The task ▸ Give every line of the data again, unchanged, but with no pictures.

Source data ▸

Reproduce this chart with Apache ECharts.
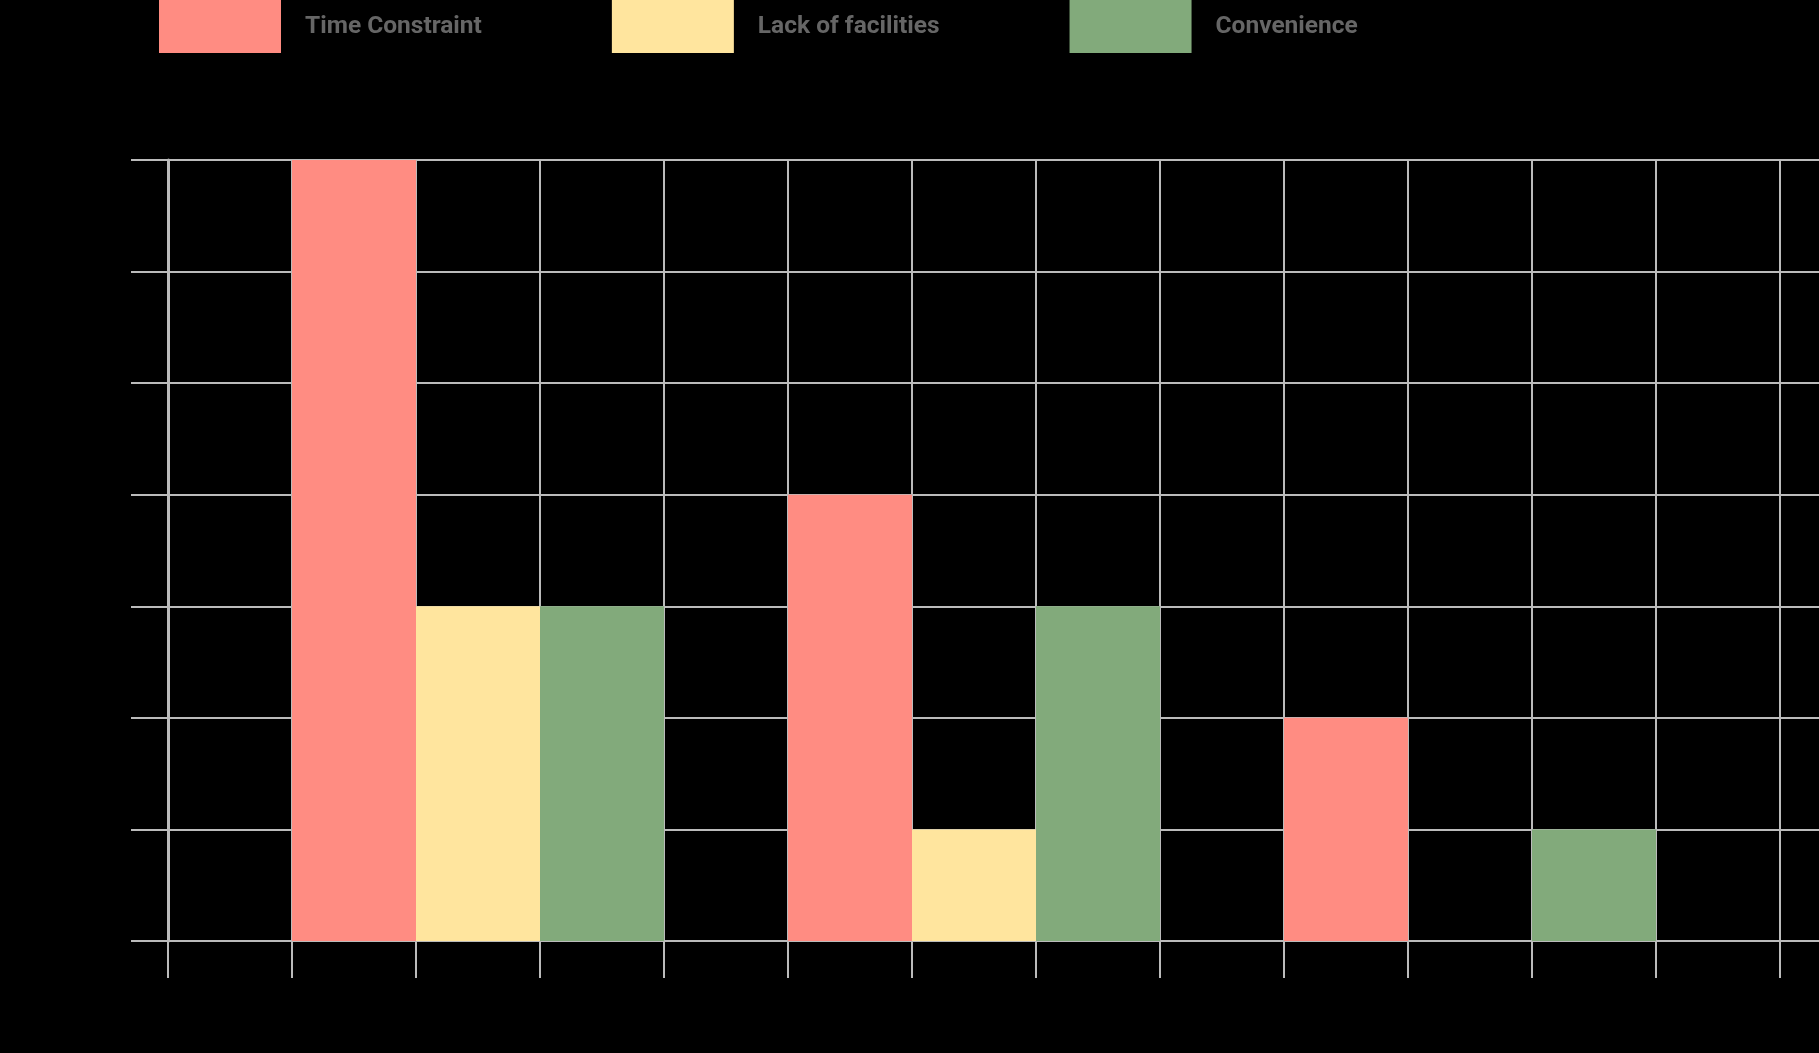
<!DOCTYPE html>
<html>
<head>
<meta charset="utf-8">
<script src="https://cdn.jsdelivr.net/npm/echarts@6/dist/echarts.min.js"></script>
<style>
html,body{margin:0;padding:0;background:#000;}
#chart{width:1819px;height:1053px;}
</style>
</head>
<body>
<div id="chart"></div>
<script>
// Series names
const seriesNames = ['Time Constraint', 'Lack of facilities', 'Convenience'];
// Values per group (3 groups)
const timeConstraint = [7, 4, 2];
const lackOfFacilities = [3, 1, 0];
const convenience = [3, 3, 1];
// Y ticks
const yTicks = [0, 1, 2, 3, 4, 5, 6, 7];
const colors = ['#ff8c82', '#ffe59e', '#82aa7b'];

// Each group occupies 4 slots (gap + 3 bars); 13 slots in all
const slotCount = 13;
const slots = Array.from({length: slotCount}, (_, i) => 'slot' + i);
function toSlots(vals, s) {
  const arr = new Array(slotCount).fill('-');
  vals.forEach((v, g) => { arr[1 + 4 * g + s] = v; });
  return arr;
}
const allValues = [timeConstraint, lackOfFacilities, convenience];

const grid = '#bbbbbb';
const yMin = yTicks[0], yMax = yTicks[yTicks.length - 1];
const chart = echarts.init(document.getElementById('chart'));
chart.setOption({
  backgroundColor: '#000',
  animation: false,
  legend: {
    left: 159, top: 0, padding: 0,
    icon: 'rect', itemWidth: 122, itemHeight: 53, itemGap: 130,
    textStyle: {color: '#666', fontFamily: 'Roboto', fontWeight: 'bold', fontSize: 24.5, padding: [12, 0, 0, 19]},
    data: seriesNames
  },
  grid: [
    {left: 168, right: 39, top: 160, bottom: 112, containLabel: false},
    {left: 1780, right: 0, top: 160, bottom: 112, containLabel: false}
  ],
  xAxis: [{
    type: 'category', data: slots, boundaryGap: true, gridIndex: 0,
    axisLine: {show: true, lineStyle: {color: grid, width: 2}},
    axisTick: {show: true, length: 37, interval: 0, lineStyle: {color: grid, width: 2}},
    axisLabel: {show: false},
    splitLine: {show: true, interval: 0, lineStyle: {color: grid, width: 2}}
  }, {
    type: 'value', gridIndex: 1, show: false
  }],
  yAxis: [{
    type: 'value', min: yMin, max: yMax, interval: 1, gridIndex: 0,
    axisLine: {show: true, lineStyle: {color: grid, width: 3}},
    axisTick: {show: true, length: 37, lineStyle: {color: grid, width: 2}},
    axisLabel: {show: false},
    splitLine: {show: true, lineStyle: {color: grid, width: 2}}
  }, {
    type: 'value', min: yMin, max: yMax, interval: 1, gridIndex: 1,
    axisLine: {show: false}, axisTick: {show: false}, axisLabel: {show: false},
    splitLine: {show: true, lineStyle: {color: grid, width: 2}}
  }],
  series: seriesNames.map((name, s) => ({
    name, type: 'bar', data: toSlots(allValues[s], s),
    xAxisIndex: 0, yAxisIndex: 0,
    barWidth: '100%', barGap: '-100%',
    itemStyle: {color: colors[s]}, z: 1
  }))
});
</script>
</body>
</html>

Written reply ▸
Reproduce this chart with Apache ECharts.
<!DOCTYPE html>
<html>
<head>
<meta charset="utf-8">
<script src="https://cdn.jsdelivr.net/npm/echarts@6/dist/echarts.min.js"></script>
<style>
html,body{margin:0;padding:0;background:#000;}
#chart{width:1819px;height:1053px;}
</style>
</head>
<body>
<div id="chart"></div>
<script>
// Series names
const seriesNames = ['Time Constraint', 'Lack of facilities', 'Convenience'];
// Values per group (3 groups)
const timeConstraint = [7, 4, 2];
const lackOfFacilities = [3, 1, 0];
const convenience = [3, 3, 1];
// Y ticks
const yTicks = [0, 1, 2, 3, 4, 5, 6, 7];
const colors = ['#ff8c82', '#ffe59e', '#82aa7b'];

// Each group occupies 4 slots (gap + 3 bars); 13 slots in all
const slotCount = 13;
const slots = Array.from({length: slotCount}, (_, i) => 'slot' + i);
function toSlots(vals, s) {
  const arr = new Array(slotCount).fill('-');
  vals.forEach((v, g) => { arr[1 + 4 * g + s] = v; });
  return arr;
}
const allValues = [timeConstraint, lackOfFacilities, convenience];

const grid = '#bbbbbb';
const yMin = yTicks[0], yMax = yTicks[yTicks.length - 1];
const chart = echarts.init(document.getElementById('chart'));
chart.setOption({
  backgroundColor: '#000',
  animation: false,
  legend: {
    left: 159, top: 0, padding: 0,
    icon: 'rect', itemWidth: 122, itemHeight: 53, itemGap: 130,
    textStyle: {color: '#666', fontFamily: 'Roboto', fontWeight: 'bold', fontSize: 24.5, padding: [12, 0, 0, 19]},
    data: seriesNames
  },
  grid: [
    {left: 168, right: 39, top: 160, bottom: 112, containLabel: false},
    {left: 1780, right: 0, top: 160, bottom: 112, containLabel: false}
  ],
  xAxis: [{
    type: 'category', data: slots, boundaryGap: true, gridIndex: 0,
    axisLine: {show: true, lineStyle: {color: grid, width: 2}},
    axisTick: {show: true, length: 37, interval: 0, lineStyle: {color: grid, width: 2}},
    axisLabel: {show: false},
    splitLine: {show: true, interval: 0, lineStyle: {color: grid, width: 2}}
  }, {
    type: 'value', gridIndex: 1, show: false
  }],
  yAxis: [{
    type: 'value', min: yMin, max: yMax, interval: 1, gridIndex: 0,
    axisLine: {show: true, lineStyle: {color: grid, width: 3}},
    axisTick: {show: true, length: 37, lineStyle: {color: grid, width: 2}},
    axisLabel: {show: false},
    splitLine: {show: true, lineStyle: {color: grid, width: 2}}
  }, {
    type: 'value', min: yMin, max: yMax, interval: 1, gridIndex: 1,
    axisLine: {show: false}, axisTick: {show: false}, axisLabel: {show: false},
    splitLine: {show: true, lineStyle: {color: grid, width: 2}}
  }],
  series: seriesNames.map((name, s) => ({
    name, type: 'bar', data: toSlots(allValues[s], s),
    xAxisIndex: 0, yAxisIndex: 0,
    barWidth: '100%', barGap: '-100%',
    itemStyle: {color: colors[s]}, z: 1
  }))
});
</script>
</body>
</html>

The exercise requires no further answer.